Drought one day, floods the next?
Drought or flood: No-one knows for sure what the next week will bring in Otago and Southland.
It could be lashings of the rain predicted to fall Wednesday night and Thursday, or more of the hot dry weather we’ve been having.
On Tuesday, an official drought was declared, in recognition that we are now beyond what is a normal dry summer, and into an extreme event in the southern regions.
The declaration would offer some relief to those affected, CluthaSouthland MP Hamish Walker said.
He was ‘‘pleased the Minister for Primary Industries Damien O’Connor has listened to our communities’ calls for action’’.
‘‘I’ve been lobbying the Minister for this declaration and I am glad he has acted with urgency.’’
It was a highly stressful time for farmers and their families, and on top of this, there was the added pressure of mycoplasma bovis, he said.
‘‘While they have been handling the dry conditions reasonably well over the past couple of months, my offices in Gore, Balclutha and Queenstown have started to see a huge increase in inquiries from farmers concerned about the con- ditions over the past two weeks.’’

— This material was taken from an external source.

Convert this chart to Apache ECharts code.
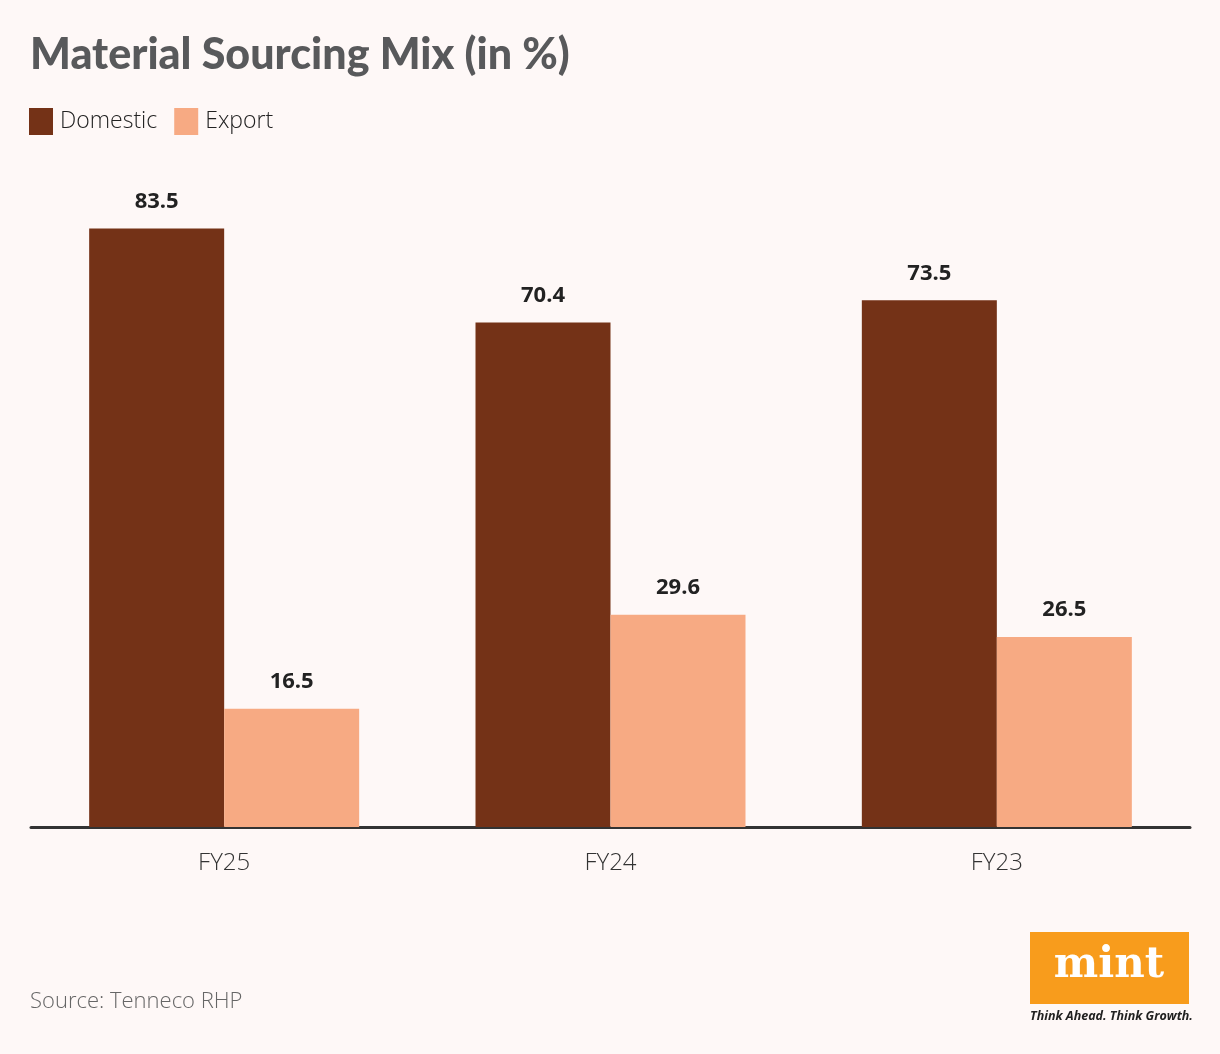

This week, Niwa’s Drought Index showed most of Otago and Southland was either already in drought or headed towards it without substantial rain soon, he said
‘‘They are telling us the expected rain won’t be enough to make a difference.’’
On the same day the drought was declared, the Otago Regional Council warned that rivers could rise rapidly with heavy rains, and despite the dry conditions, the forecasted heavy rains could cause flooding in Otago this week.
In a statement, the regional council said staff would be keeping a close watch on river levels from Wednesday night to Friday morning.
MetService has issued a severe weather watch with heavy rain forecast for the whole region, with the heaviest rain expected in the Otago headwaters (Southern Alps area). Heavy rain is also expected in the central and coastal parts of the region including the Dunedin City area of Otago.
The predicted rainfall intensity could cause rivers to rise rapidly and cause localised flooding in lowlying areas. The heavy rains could also trigger sediment runoff, particularly in the Queenstown Lakes.